Hi Richard,
You appear to have given your machine a name that won't resolve via public dns (.home doesn't exist), and that you haven't added to the local machine lookups.
I am confused. The "home.3" domain is added by my 3g-to-wlan router for sure via dhcp. Could it be that dhclient was changed to set also the domain distributed over dhcp, and this is the reason why this issue started ~1 month ago?
However, when I execute the hostname command, I get "user-pc.erdberg" - where erdberg is the domain of another network I frequently use the laptop (and also probably have installed it).
user-pc.3.home
to the 127.0.0.1 and ::1 entry lines in your /etc/hosts file.
Thanks for the hint, I'll give it a try tomorrow.
Thanks, Clemens
Clemens Eisserer writes:
Hi Richard,
You appear to have given your machine a name that won't resolve via public dns (.home doesn't exist), and that you haven't added to the local machine lookups.
I am confused. The "home.3" domain is added by my 3g-to-wlan router for sure via dhcp. Could it be that dhclient was changed to set also the domain distributed over dhcp, and this is the reason why this issue started ~1 month ago?
However, when I execute the hostname command, I get "user-pc.erdberg"
- where erdberg is the domain of another network I frequently use the
laptop (and also probably have installed it).
The app tries a DNS lookup for "user-pc". The domain gets appended from /etc/resolv.conf
dhclient does update /etc/resolv.conf from dhcp, but it's been doing that for quite a while. That hasn't changed, and your real issue is the slow DNS response.

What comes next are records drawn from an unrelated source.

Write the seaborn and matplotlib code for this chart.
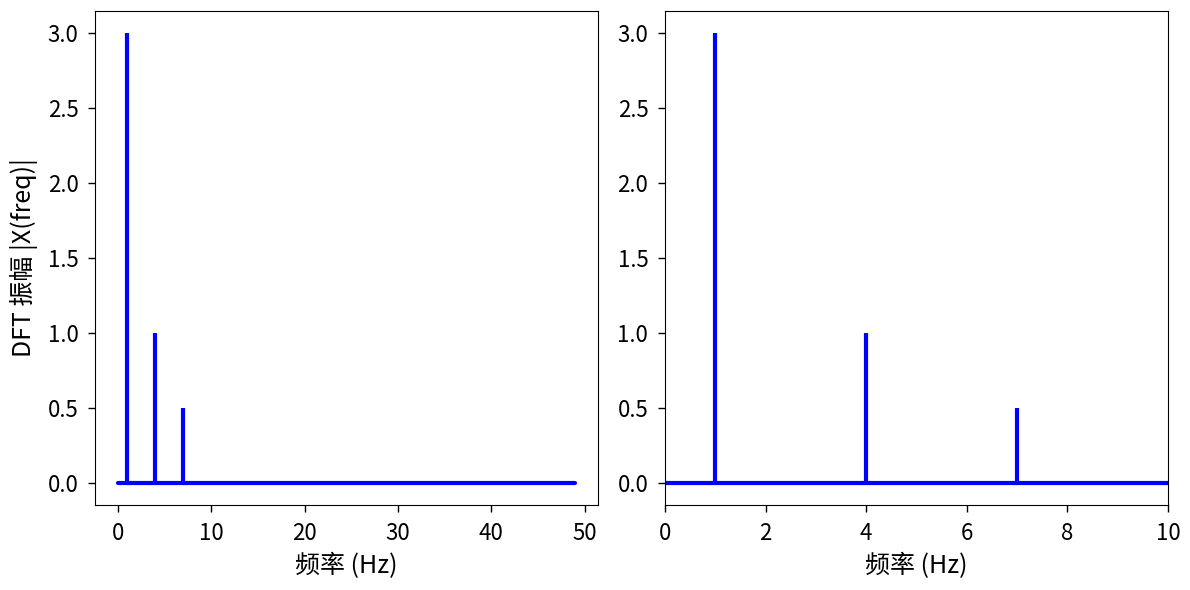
import numpy as np
import matplotlib
matplotlib.use("Agg")
import matplotlib.pyplot as plt
import seaborn as sns

# one-sided DFT amplitude, frequencies 0..49 Hz
freq = [0, 1, 2, 3, 4, 5, 6, 7, 8, 9,
        10, 11, 12, 13, 14, 15, 16, 17, 18, 19,
        20, 21, 22, 23, 24, 25, 26, 27, 28, 29,
        30, 31, 32, 33, 34, 35, 36, 37, 38, 39,
        40, 41, 42, 43, 44, 45, 46, 47, 48, 49]
amp = [0.0, 3.0, 0.0, 0.0, 1.0, 0.0, 0.0, 0.5, 0.0, 0.0,
       0.0, 0.0, 0.0, 0.0, 0.0, 0.0, 0.0, 0.0, 0.0, 0.0,
       0.0, 0.0, 0.0, 0.0, 0.0, 0.0, 0.0, 0.0, 0.0, 0.0,
       0.0, 0.0, 0.0, 0.0, 0.0, 0.0, 0.0, 0.0, 0.0, 0.0,
       0.0, 0.0, 0.0, 0.0, 0.0, 0.0, 0.0, 0.0, 0.0, 0.0]

sns.set_theme(style="ticks", color_codes=False,
              rc={"text.color": "black", "axes.labelcolor": "black",
                  "xtick.color": "black", "ytick.color": "black",
                  "axes.edgecolor": "black"})
plt.rcParams['font.family'] = ['Noto Sans CJK SC', 'DejaVu Sans']
plt.rcParams['axes.unicode_minus'] = False

fig, axes = plt.subplots(1, 2, figsize=(11.9, 5.9), dpi=100)
fig.subplots_adjust(left=0.080, right=0.9815, top=0.982, bottom=0.144, wspace=0.133)

for ax in axes:
    ml, sl, bl = ax.stem(freq, amp, linefmt='-', markerfmt=" ", basefmt="-")
    plt.setp(sl, linewidth=3, color='blue')
    plt.setp(bl, linewidth=3, color='blue')
    ax.set_xlabel('频率 (Hz)', fontsize=18, labelpad=6)
    ax.tick_params(labelsize=16, direction='out', length=5, width=1, pad=7)
    for s in ax.spines.values():
        s.set_visible(True)
        s.set_linewidth(0.8)

axes[0].set_ylabel('DFT 振幅 |X(freq)|', fontsize=18, labelpad=7)
axes[1].set_xlim(0, 10)

plt.savefig("out.png", dpi=100)
plt.close()
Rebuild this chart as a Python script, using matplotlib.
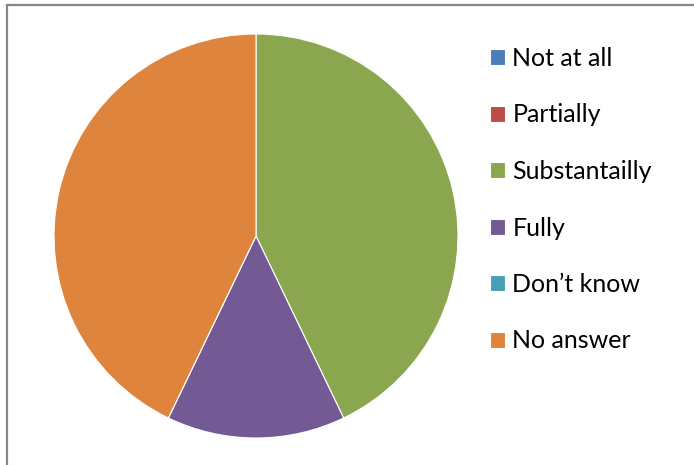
import matplotlib
matplotlib.use("Agg")
import matplotlib.pyplot as plt
from matplotlib.lines import Line2D

categories = ["Not at all", "Partially", "Substantailly", "Fully", "Don\u2019t know", "No answer"]
values = [0, 0, 3, 1, 0, 3]
colors = ["#4A7EBB", "#BE4B48", "#8AA64F", "#735A94", "#46A0B7", "#DE843C"]

plt.rcParams['font.family'] = ['Lato', 'DejaVu Sans']

W, H = 694, 465
fig = plt.figure(figsize=(W / 100, H / 100), dpi=100)
cx, cy, r = 256, 236, 202
ax = fig.add_axes([(cx - r) / W, (H - cy - r) / H, 2 * r / W, 2 * r / H])
wedges, _ = ax.pie(values, colors=colors, startangle=90, counterclock=False,
                   radius=1, wedgeprops=dict(linewidth=0.8, edgecolor='white'))
ax.set_xlim(-1, 1)
ax.set_ylim(-1, 1)
ax.set_aspect('equal')
ax.axis('off')

fig.legend(wedges, categories, loc='upper left',
           bbox_to_anchor=(490 / W, 1 - 47 / H), frameon=False,
           fontsize=18, handlelength=0.6, handleheight=0.6,
           handletextpad=0.3, labelspacing=1.34, borderaxespad=0, borderpad=0)

# partial frame (left and top)
fig.add_artist(Line2D([6.5 / W, 6.5 / W], [0, 1 - 5.5 / H], transform=fig.transFigure,
                      color='#868686', linewidth=1.6))
fig.add_artist(Line2D([6.5 / W, 1], [1 - 5.5 / H, 1 - 5.5 / H], transform=fig.transFigure,
                      color='#868686', linewidth=1.6))

fig.savefig("out.png", dpi=100)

Doing an strace should tell you which DNS server gets queried, but it's probably your router acting as a DNS forwarder; and the real issue becomes why your router takes several seconds to return a DNS response.
Hi Sam,
The app tries a DNS lookup for "user-pc". The domain gets appended from /etc/resolv.conf
dhclient does update /etc/resolv.conf from dhcp, but it's been doing that for quite a while. That hasn't changed, and your real issue is the slow DNS response.
Doing an strace should tell you which DNS server gets queried, but it's probably your router acting as a DNS forwarder; and the real issue becomes why your router takes several seconds to return a DNS response.
Actually, for looking up my own hostname no DNS query should be needed at all. I've just checked - even in case it really is a configuration issue within the network - Windows7 just copes fine with it
So I wonder, shouldn't the DNS code in glibc simply detect the lookup in this case is localhost (as Windows DNS implementation does obiously)?